**INSTRUCTION**:
Count the lines below that contain the word "matches" and give only that number.

**MATERIAL SHOWN**:
====

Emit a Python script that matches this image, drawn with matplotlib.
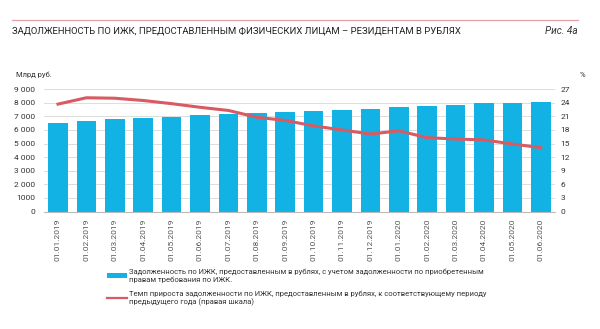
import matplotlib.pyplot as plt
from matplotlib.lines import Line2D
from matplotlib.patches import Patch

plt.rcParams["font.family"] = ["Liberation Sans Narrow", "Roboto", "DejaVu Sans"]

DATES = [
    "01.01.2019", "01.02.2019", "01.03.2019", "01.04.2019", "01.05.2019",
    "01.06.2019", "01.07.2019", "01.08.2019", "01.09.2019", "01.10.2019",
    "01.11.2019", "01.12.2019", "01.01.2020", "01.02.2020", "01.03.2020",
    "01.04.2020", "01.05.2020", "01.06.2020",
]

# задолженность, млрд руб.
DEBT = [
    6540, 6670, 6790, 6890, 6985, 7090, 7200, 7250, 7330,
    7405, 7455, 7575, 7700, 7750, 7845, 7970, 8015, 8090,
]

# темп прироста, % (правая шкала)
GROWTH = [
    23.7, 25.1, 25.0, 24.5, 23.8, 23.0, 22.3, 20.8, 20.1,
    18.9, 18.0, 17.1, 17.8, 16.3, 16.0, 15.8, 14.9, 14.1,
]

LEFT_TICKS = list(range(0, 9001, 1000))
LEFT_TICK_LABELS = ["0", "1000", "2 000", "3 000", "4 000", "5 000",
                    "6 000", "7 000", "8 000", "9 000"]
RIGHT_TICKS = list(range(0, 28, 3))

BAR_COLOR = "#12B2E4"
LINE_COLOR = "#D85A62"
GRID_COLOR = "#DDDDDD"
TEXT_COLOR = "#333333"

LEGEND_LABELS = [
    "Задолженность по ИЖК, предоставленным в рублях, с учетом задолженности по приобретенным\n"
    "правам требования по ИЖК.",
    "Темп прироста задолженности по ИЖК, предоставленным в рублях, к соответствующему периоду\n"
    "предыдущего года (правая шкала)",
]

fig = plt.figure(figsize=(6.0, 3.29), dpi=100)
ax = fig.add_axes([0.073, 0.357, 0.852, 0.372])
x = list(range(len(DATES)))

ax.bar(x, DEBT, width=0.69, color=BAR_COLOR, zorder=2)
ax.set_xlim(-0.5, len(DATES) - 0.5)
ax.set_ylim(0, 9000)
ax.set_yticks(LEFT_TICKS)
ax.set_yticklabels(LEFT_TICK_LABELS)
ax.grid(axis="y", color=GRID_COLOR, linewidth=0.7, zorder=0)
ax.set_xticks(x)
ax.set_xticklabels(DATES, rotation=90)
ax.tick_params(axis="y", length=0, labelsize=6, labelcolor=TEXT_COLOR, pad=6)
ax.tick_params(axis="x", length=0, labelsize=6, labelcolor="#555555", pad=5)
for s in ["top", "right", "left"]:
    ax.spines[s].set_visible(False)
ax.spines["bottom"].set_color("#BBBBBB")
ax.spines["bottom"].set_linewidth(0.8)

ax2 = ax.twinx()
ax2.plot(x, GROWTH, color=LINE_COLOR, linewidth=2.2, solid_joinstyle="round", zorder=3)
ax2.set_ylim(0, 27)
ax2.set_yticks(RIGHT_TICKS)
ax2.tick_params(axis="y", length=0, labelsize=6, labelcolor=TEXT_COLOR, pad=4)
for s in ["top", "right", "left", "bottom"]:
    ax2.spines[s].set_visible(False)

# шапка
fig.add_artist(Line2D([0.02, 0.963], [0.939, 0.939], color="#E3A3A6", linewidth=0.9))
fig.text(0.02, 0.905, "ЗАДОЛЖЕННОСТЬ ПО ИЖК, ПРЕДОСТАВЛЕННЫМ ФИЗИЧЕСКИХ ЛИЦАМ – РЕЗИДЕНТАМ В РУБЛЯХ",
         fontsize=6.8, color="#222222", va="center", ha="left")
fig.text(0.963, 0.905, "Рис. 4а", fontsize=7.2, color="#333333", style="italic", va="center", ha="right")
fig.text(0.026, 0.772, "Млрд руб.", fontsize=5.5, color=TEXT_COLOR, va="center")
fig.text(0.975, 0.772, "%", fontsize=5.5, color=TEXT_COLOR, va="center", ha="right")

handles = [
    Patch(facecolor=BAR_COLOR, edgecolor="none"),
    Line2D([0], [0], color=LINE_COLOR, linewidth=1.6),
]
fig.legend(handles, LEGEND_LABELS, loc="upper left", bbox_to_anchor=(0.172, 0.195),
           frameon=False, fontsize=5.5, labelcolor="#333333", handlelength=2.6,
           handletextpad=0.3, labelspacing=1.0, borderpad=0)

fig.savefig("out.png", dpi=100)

====

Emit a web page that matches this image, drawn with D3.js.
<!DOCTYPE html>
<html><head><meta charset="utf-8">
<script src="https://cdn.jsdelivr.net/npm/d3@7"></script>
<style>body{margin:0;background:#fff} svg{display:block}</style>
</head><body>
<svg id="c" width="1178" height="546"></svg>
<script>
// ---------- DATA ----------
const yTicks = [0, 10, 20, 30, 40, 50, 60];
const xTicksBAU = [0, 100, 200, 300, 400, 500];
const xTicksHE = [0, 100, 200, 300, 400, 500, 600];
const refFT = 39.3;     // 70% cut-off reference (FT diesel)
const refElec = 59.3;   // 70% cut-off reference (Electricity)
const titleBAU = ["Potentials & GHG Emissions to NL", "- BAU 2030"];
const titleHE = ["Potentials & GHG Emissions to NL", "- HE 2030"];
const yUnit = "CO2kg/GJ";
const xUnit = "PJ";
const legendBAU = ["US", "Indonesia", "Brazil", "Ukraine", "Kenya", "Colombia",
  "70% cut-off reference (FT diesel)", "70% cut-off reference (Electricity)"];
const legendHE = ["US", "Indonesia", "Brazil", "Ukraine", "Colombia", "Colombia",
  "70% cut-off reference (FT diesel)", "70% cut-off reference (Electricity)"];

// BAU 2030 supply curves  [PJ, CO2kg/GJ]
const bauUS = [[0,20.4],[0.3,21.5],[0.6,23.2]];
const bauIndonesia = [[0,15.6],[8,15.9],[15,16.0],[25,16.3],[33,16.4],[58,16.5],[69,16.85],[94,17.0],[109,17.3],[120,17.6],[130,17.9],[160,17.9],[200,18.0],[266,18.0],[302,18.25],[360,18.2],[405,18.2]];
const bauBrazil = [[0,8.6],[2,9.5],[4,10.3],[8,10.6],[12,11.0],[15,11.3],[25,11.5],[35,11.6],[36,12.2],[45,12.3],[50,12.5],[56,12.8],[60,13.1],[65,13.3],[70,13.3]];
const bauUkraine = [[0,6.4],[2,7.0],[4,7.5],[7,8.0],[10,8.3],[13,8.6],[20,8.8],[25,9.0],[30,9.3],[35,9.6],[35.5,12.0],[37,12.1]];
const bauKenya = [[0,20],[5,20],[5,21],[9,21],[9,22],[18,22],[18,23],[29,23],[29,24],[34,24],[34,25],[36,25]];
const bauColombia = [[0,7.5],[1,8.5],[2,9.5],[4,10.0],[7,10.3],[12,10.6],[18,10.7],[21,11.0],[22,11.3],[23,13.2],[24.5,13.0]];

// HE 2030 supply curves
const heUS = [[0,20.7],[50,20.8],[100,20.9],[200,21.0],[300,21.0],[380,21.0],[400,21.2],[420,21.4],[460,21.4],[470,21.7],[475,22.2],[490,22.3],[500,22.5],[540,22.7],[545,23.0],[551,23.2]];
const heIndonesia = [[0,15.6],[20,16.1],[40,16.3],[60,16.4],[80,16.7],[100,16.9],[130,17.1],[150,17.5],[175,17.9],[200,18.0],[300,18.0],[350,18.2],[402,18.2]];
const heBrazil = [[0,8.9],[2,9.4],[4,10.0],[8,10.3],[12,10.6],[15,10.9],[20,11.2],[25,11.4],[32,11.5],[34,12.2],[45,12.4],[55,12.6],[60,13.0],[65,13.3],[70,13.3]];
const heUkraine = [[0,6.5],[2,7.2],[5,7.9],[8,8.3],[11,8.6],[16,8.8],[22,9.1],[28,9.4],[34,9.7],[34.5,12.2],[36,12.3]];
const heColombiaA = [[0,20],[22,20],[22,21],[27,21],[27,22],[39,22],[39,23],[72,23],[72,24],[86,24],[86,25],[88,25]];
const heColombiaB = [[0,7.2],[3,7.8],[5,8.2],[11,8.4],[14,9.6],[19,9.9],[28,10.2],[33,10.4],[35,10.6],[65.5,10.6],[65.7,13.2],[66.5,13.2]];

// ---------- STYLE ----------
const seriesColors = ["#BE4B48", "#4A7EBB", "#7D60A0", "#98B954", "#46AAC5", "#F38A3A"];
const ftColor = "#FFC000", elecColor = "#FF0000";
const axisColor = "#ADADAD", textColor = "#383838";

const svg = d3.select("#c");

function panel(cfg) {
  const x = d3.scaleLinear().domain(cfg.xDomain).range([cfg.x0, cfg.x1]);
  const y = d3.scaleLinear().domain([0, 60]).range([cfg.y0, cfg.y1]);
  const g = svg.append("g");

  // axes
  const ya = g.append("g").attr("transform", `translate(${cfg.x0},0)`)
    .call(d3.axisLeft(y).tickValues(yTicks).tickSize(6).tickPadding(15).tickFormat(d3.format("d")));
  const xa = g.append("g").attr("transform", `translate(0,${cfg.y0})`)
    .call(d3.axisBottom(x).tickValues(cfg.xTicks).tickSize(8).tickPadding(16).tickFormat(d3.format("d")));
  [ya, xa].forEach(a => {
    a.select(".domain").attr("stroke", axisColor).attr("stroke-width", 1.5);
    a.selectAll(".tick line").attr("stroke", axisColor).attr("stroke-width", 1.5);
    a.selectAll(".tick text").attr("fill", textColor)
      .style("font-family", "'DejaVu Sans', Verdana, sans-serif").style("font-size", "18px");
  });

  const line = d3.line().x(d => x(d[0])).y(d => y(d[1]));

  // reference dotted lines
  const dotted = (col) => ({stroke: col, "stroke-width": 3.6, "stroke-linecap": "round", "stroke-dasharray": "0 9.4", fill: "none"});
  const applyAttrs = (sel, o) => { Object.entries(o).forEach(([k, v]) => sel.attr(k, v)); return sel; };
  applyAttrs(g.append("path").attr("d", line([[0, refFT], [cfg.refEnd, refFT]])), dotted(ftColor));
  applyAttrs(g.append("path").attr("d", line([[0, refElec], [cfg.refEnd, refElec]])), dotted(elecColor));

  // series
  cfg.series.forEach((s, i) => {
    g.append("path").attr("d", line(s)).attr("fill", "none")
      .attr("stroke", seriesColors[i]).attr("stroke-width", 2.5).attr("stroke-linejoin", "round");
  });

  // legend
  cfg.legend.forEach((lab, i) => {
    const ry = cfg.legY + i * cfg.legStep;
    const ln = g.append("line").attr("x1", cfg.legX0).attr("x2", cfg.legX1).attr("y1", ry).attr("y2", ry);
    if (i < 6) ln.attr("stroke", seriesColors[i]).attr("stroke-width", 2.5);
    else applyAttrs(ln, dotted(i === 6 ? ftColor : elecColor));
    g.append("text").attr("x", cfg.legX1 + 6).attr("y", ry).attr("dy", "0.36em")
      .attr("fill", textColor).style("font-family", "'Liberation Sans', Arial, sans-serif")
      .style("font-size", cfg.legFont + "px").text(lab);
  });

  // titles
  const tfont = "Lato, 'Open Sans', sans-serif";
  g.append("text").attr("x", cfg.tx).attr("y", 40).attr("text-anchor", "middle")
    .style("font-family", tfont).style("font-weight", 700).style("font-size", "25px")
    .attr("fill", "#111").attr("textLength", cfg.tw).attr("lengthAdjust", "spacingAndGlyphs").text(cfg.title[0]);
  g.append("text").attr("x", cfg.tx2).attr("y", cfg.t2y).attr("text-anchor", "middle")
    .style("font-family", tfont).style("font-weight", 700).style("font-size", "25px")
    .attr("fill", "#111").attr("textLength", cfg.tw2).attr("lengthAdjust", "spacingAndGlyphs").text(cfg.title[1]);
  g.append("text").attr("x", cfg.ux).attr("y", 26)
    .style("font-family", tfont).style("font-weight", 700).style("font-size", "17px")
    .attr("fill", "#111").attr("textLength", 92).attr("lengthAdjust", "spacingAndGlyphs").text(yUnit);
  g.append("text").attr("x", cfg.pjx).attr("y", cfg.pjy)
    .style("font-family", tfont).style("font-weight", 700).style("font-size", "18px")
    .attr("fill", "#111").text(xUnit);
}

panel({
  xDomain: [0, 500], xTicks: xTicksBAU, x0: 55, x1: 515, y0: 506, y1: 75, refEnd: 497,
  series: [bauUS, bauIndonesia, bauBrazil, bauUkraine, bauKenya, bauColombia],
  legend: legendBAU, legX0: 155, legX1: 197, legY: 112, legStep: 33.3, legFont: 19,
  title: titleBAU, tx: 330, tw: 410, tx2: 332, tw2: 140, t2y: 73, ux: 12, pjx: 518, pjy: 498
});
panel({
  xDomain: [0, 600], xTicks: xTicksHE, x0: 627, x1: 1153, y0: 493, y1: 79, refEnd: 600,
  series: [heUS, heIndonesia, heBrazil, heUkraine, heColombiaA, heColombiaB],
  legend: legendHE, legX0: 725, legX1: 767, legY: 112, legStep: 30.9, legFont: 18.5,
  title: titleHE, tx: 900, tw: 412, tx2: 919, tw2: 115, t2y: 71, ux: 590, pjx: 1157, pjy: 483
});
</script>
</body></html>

====

**SOLUTION**:
2